### Task requirements
From the listing below, select every line where the word "matplotlib" appears.

★ ★ ★

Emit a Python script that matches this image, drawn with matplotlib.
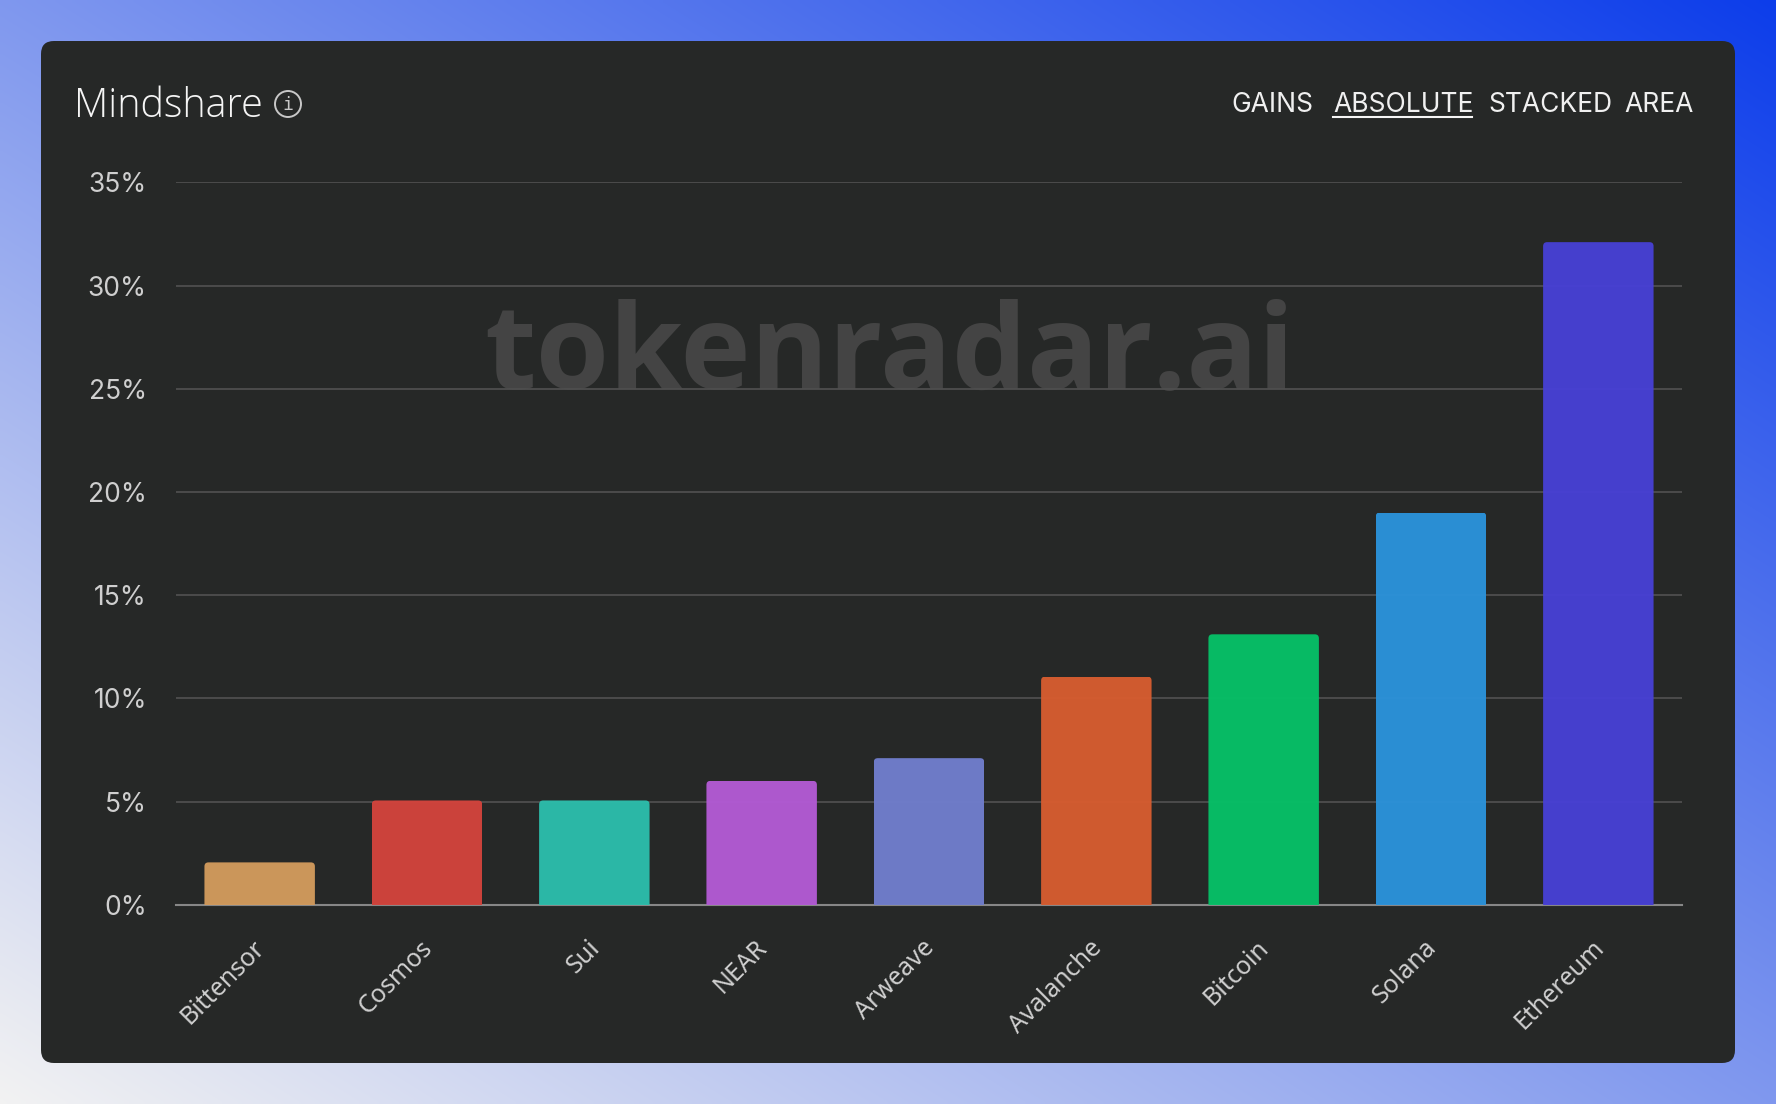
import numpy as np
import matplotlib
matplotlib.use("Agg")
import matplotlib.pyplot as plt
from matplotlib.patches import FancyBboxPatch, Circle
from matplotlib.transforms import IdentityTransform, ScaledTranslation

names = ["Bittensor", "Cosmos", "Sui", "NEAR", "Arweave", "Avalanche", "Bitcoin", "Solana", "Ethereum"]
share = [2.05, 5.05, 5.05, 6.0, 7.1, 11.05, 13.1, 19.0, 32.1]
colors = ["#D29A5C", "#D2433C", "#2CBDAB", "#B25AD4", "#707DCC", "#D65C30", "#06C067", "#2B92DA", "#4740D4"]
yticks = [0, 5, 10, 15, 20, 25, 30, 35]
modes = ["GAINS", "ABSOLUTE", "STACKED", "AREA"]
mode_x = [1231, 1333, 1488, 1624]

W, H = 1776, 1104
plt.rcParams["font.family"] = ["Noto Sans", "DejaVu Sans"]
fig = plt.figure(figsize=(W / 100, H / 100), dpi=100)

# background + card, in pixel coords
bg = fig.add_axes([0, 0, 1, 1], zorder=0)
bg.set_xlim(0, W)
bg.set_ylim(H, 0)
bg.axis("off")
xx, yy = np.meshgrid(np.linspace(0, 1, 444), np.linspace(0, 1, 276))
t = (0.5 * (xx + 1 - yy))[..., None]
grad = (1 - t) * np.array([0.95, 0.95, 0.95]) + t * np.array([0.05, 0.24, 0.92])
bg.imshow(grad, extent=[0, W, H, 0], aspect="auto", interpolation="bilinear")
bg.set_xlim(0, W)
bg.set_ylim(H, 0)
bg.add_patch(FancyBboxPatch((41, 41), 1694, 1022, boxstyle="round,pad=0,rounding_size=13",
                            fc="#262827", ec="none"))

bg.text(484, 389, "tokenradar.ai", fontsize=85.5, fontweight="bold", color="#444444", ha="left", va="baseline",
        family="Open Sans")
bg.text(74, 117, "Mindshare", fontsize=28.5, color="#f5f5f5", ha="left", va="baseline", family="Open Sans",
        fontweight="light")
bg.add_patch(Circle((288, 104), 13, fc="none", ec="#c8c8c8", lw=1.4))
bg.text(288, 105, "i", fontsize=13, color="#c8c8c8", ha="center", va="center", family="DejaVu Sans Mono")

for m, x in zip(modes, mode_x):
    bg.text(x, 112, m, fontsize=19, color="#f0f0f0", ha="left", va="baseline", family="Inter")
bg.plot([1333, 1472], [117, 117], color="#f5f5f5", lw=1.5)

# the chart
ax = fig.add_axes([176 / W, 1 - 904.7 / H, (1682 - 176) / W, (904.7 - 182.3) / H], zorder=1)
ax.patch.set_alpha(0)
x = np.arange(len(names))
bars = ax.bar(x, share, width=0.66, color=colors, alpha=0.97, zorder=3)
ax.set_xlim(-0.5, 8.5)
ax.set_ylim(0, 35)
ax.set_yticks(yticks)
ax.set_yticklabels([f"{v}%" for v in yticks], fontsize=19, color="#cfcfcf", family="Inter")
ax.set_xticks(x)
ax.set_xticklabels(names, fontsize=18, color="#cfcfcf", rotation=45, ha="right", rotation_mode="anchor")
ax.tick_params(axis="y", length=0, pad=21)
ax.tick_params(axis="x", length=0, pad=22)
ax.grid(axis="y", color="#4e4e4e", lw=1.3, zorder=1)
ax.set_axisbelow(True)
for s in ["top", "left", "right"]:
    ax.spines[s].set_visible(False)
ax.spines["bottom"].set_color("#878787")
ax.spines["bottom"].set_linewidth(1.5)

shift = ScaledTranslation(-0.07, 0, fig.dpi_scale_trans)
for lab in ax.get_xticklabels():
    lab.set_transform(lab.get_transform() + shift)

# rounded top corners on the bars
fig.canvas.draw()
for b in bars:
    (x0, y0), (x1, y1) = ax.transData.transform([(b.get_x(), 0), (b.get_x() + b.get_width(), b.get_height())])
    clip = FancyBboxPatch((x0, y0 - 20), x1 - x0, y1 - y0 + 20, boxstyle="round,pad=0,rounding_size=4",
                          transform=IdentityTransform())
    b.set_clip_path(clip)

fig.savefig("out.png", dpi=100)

★ ★ ★

### Response below
Emit a Python script that matches this image, drawn with matplotlib.
import matplotlib
matplotlib.use("Agg")
import matplotlib.pyplot as plt
from matplotlib.patches import FancyBboxPatch, Circle
from matplotlib.transforms import IdentityTransform, ScaledTranslation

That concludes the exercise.